Sunday, January 27, 2008

Texas Frittata ("Free Totta")












- 3 eggs

- 2 Hatch green chiles, roasted, peeled, seeded
- 1/2 medium onion, peeled, diced
- breakfast sausage, Jimmy Dean, bulk, frozen
- spice blend, Wewoff Western Spice Rub or other smoky sweet blend
- sour cream, creme fraiche, or yogurt, pourable, no gels or thickeners - this is important

1. With a sharp knife, shave off very thin slices off sausage. Break up into coarse shavings, about 1/2" across. Cover an 8" non-stick pan with the shavings, leaving a few gaps. Do not overlap. Heat on low.
2. In another pan, saute onions and Hatch chiles with a little salt.
3. Do not turn sausage. When cooked through, cover with layer of vegetables. Keep heat on.
4. Combine eggs, 1/2 tsp of spice blend to taste, and 1 tbsp of sour cream in a bowl. Scramble coarsely. Mixture should not be totally homogenized.
5. Pour eggs over sausage and veggies. Leaving on low heat, cover with a glass lid.
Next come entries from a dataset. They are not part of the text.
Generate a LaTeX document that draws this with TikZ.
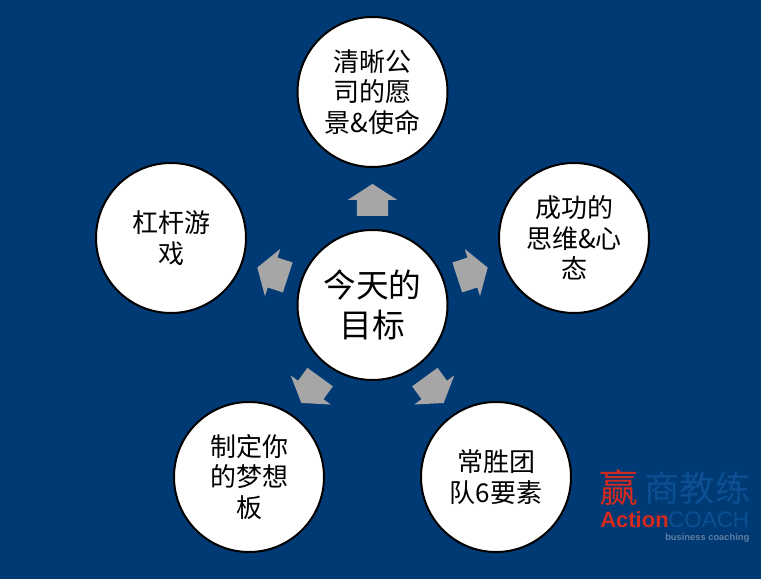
\documentclass[tikz,border=0pt]{standalone}
\usepackage{fontspec}
\usepackage{tikz}
\usetikzlibrary{shapes,arrows,positioning,calc}
\newfontfamily\cjk{Noto Sans CJK SC}
\setmainfont{Liberation Sans}
\definecolor{PageBlue}{HTML}{003A75}
\definecolor{ArrowGray}{HTML}{A6A6A6}
\definecolor{LogoRed}{HTML}{D42A1E}
\definecolor{LogoBlue}{HTML}{0C4F92}
\definecolor{LogoGray}{HTML}{5F7E9F}

\begin{document}
\begin{tikzpicture}[x=0.75pt, y=0.75pt]
		\tikzstyle{Goal} 	= [circle, draw=black, line width=1.5pt, fill=white, minimum size=112.5pt, inner sep=0pt, align=center, text=black]
		\tikzstyle{Small}	= [font=\cjk\fontsize{19.5}{22.9}\selectfont]
		\tikzstyle{Big}		= [font=\cjk\fontsize{24.5}{30}\selectfont]
		\tikzstyle{Pointer}	= [single arrow, fill=ArrowGray, inner xsep=0pt, inner ysep=11.6pt, outer sep=0pt, minimum height=24pt, single arrow head extend=6.75pt, single arrow tip angle=114, single arrow head indent=0pt]
		\tikzstyle{Logo}	= [inner sep=0pt, anchor=base west]

		\fill [PageBlue] (0, 0) rectangle (761, 579);
		\useasboundingbox (0, 0) rectangle (761, 579);

		\node (today) at (372.5, 274) [Goal][Big] {今天的\\目标};
		\node (vision) at (372.5, 487) [Goal][Small] {清晰公\\司的愿\\景\&使命};
		\node (mindset) at (574, 341) [Goal][Small] {成功的\\思维\&心\\态};
		\node (team) at (496, 102) [Goal][Small] {常胜团\\队6要素};
		\node (board) at (249, 102) [Goal][Small] {制定你\\的梦想\\板};
		\node (game) at (171, 341) [Goal][Small] {杠杆游\\戏};

		\foreach \ang/\name in {90/vision, 18/mindset, -54/team, -126/board, 162/game}
			\node (to\name) at ($(today)+(\ang:100)$) [Pointer, rotate=\ang] {};

		\node (logomark) at (619, 91) [font=\cjk\fontsize{29}{29}\selectfont, text=LogoRed, inner sep=0pt] {赢};
		\node (logocn) at (697.5, 91) [font=\cjk\fontsize{26.5}{27}\selectfont, text=LogoBlue, inner sep=0pt] {商教练};
		\node (action) at (600, 52) [Logo, font=\bfseries\fontsize{16.5}{16.5}\selectfont, text=LogoRed] {Action};
		\node (coach) at (668, 52) [Logo, font=\fontsize{16.8}{17}\selectfont, text=LogoBlue] {COACH};
		\node (tagline) at (665, 39) [Logo, font=\bfseries\fontsize{7}{8}\selectfont, text=LogoGray] {business coaching};
	\end{tikzpicture}
\end{document}
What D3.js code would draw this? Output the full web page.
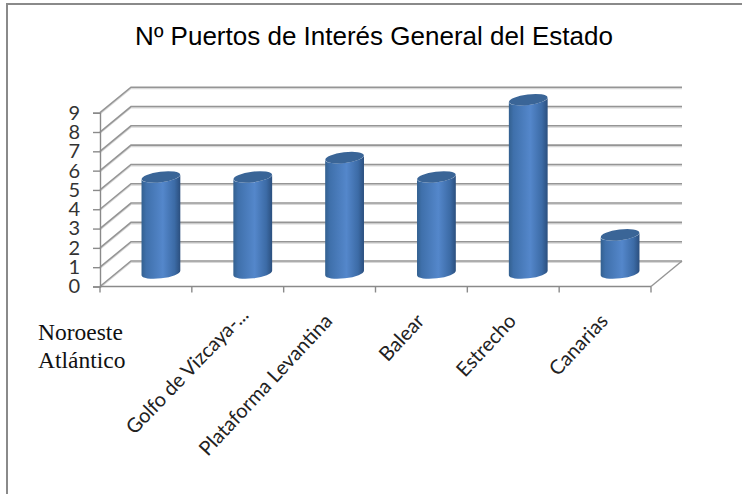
<!DOCTYPE html>
<html>
<head>
<meta charset="utf-8">
<script src="https://cdn.jsdelivr.net/npm/d3@7"></script>
<style>
  html, body { margin: 0; padding: 0; background: #fff; }
  svg { display: block; }
</style>
</head>
<body>
<div id="chart"></div>
<script>
var categories = ["Noroeste Atlántico", "Golfo de Vizcaya-...", "Plataforma Levantina", "Balear", "Estrecho", "Canarias"];
var puertos = [5, 5, 6, 5, 9, 2];
var yTicks = [0, 1, 2, 3, 4, 5, 6, 7, 8, 9];
var titulo = "Nº Puertos de Interés General del Estado";

var width = 742,
    height = 494,
    depthX = 31,   // how far the back wall is shifted from the front axis
    depthY = 25.5;

var svg = d3.select("#chart")
    .append("svg")
    .attr("width", width)
    .attr("height", height);

var x = d3.scaleBand()
    .domain(categories)
    .range([100, 651]);

var y = d3.scaleLinear()
    .domain([0, 9])
    .range([286.5, 112.7]);

var defs = svg.append("defs");

var grad = defs.append("linearGradient").attr("id", "cuerpo");
grad.append("stop").attr("offset", "0%").attr("stop-color", "#33608f");
grad.append("stop").attr("offset", "12%").attr("stop-color", "#3f70ab");
grad.append("stop").attr("offset", "55%").attr("stop-color", "#5487cb");
grad.append("stop").attr("offset", "85%").attr("stop-color", "#3c6ba6");
grad.append("stop").attr("offset", "100%").attr("stop-color", "#2b4f7e");

// frame, only top and left show in the picture
svg.append("path")
    .attr("d", "M7," + height + "V4H" + width)
    .attr("fill", "none")
    .attr("stroke", "#8a8a8a")
    .attr("stroke-width", 2);

svg.append("text")
    .attr("x", 374)
    .attr("y", 45)
    .attr("text-anchor", "middle")
    .style("font-family", "Liberation Sans, Arial, sans-serif")
    .style("font-size", "26px")
    .style("fill", "#000")
    .text(titulo);

// wall lines and the slanted part going to the front axis
var grid = svg.append("g").attr("fill", "none");

function gridPath(d) {
    var y0 = y(d);
    return "M" + x.range()[0] + "," + y0 +
        "L" + (x.range()[0] + depthX) + "," + (y0 - depthY) +
        "H" + (x.range()[1] + depthX);
}

grid.selectAll(".sombra")
    .data(yTicks)
    .enter()
    .append("path")
    .attr("class", "sombra")
    .attr("d", gridPath)
    .attr("transform", "translate(0,1.4)")
    .attr("stroke", "#d8d8d8")
    .attr("stroke-width", 1.2);

grid.selectAll(".linea")
    .data(yTicks)
    .enter()
    .append("path")
    .attr("class", "linea")
    .attr("d", gridPath)
    .attr("stroke", "#959595")
    .attr("stroke-width", 1.6);

// floor edge on the right
svg.append("path")
    .attr("d", "M" + x.range()[1] + "," + y(0) + "l" + depthX + "," + (-depthY))
    .attr("fill", "none")
    .attr("stroke", "#959595")
    .attr("stroke-width", 1.4);

// axes
var yAxis = d3.axisLeft(y)
    .tickValues(yTicks)
    .tickSize(7)
    .tickPadding(13);

var gy = svg.append("g")
    .attr("transform", "translate(100,0)")
    .call(yAxis);

gy.selectAll("text")
    .style("font-family", "Lato, sans-serif")
    .style("font-size", "20px")
    .style("fill", "#333");

var xEdges = categories.map(function(d) { return x(d); }).concat([x.range()[1]]);

var xAxis = svg.append("g");

xAxis.append("line")
    .attr("x1", x.range()[0])
    .attr("x2", x.range()[1])
    .attr("y1", y(0))
    .attr("y2", y(0));

xAxis.selectAll(".marca")
    .data(xEdges)
    .enter()
    .append("line")
    .attr("class", "marca")
    .attr("x1", function(d) { return d; })
    .attr("x2", function(d) { return d; })
    .attr("y1", y(0))
    .attr("y2", y(0) + 6);

svg.selectAll(".domain").attr("stroke", "#8a8a8a").attr("stroke-width", 1.4);
svg.selectAll(".tick line").attr("stroke", "#8a8a8a").attr("stroke-width", 1.4);
xAxis.selectAll("line").attr("stroke", "#8a8a8a").attr("stroke-width", 1.4);

// cylinders
var rx = 19.4,
    ry = 5.3,
    tilt = -7,
    dyEnd = 2.3;   // the tilted caps end higher on the right

function barCx(d) { return x(d) + x.bandwidth() / 2 + 15; }
var baseY = y(0) - 13.5;

function topY(v) { return y(v) - 13; }

function arc(x2, y2, sweep) {
    return "A" + rx + "," + ry + " " + tilt + " 0 " + sweep + " " + x2 + "," + y2;
}

var data = categories.map(function(c, i) { return { cat: c, value: puertos[i] }; });

var barras = svg.selectAll(".barra")
    .data(data)
    .enter()
    .append("g")
    .attr("class", "barra");

barras.append("path")
    .attr("fill", "url(#cuerpo)")
    .attr("d", function(d) {
        var cx = barCx(d.cat), t = topY(d.value);
        return "M" + (cx - rx) + "," + (t + dyEnd) +
            "L" + (cx - rx) + "," + (baseY + dyEnd) +
            arc(cx + rx, baseY - dyEnd, 0) +
            "L" + (cx + rx) + "," + (t - dyEnd) +
            arc(cx - rx, t + dyEnd, 1) + "Z";
    });

barras.append("ellipse")
    .attr("cx", function(d) { return barCx(d.cat); })
    .attr("cy", function(d) { return topY(d.value); })
    .attr("rx", rx)
    .attr("ry", ry)
    .attr("transform", function(d) {
        return "rotate(" + tilt + " " + barCx(d.cat) + " " + topY(d.value) + ")";
    })
    .attr("fill", "#3a6597");

// category labels: the first one is flat and in serif, the rest are slanted
var labels = svg.append("g");

labels.append("text")
    .attr("x", 38)
    .attr("y", 340)
    .style("font-family", "Liberation Serif, serif")
    .style("font-size", "23.5px")
    .style("fill", "#111")
    .selectAll("tspan")
    .data(categories[0].split(" "))
    .enter()
    .append("tspan")
    .attr("x", 38)
    .attr("dy", function(d, i) { return i ? 28 : 0; })
    .text(function(d) { return d; });

function cortada(d) { return d.slice(-3) === "..."; }  // the cut label sits higher and runs shorter

labels.selectAll(".rotada")
    .data(categories.slice(1))
    .enter()
    .append("text")
    .attr("class", "rotada")
    .attr("text-anchor", "end")
    .attr("transform", function(d) {
        var cx = x(d) + x.bandwidth() / 2;
        return cortada(d)
            ? "translate(" + (cx + 12) + ",316) rotate(-46)"
            : "translate(" + (cx + 4) + ",322) rotate(-47)";
    })
    .attr("textLength", function(d) { return cortada(d) ? 166 : null; })
    .style("font-family", "Lato, sans-serif")
    .style("font-size", "20px")
    .style("fill", "#222")
    .text(function(d) { return d; });
</script>
</body>
</html>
Cook slowly until top is just set.
6. Turn over and serve, with homefries and black beans if possible

Note: Should be almost burnt on outside, almost uncooked on inside. Mucho bueno! 2008 Central Market (Austin, Texas) Hatch Chile Cooking Contest finalist, created by Michael Tobis. Serves 2.

1 comment:

Bev Jackson said...

Hi, I once had a recipe for some kind of casserole (I think chicken? or maybe lamb? I remember prunes in it) covered with an inedible crust that kept the flavors in, while it cooked, but was discarded later. (hard as rock). I cannot find a recipe, but my search brought me to your website. Ever hear of this?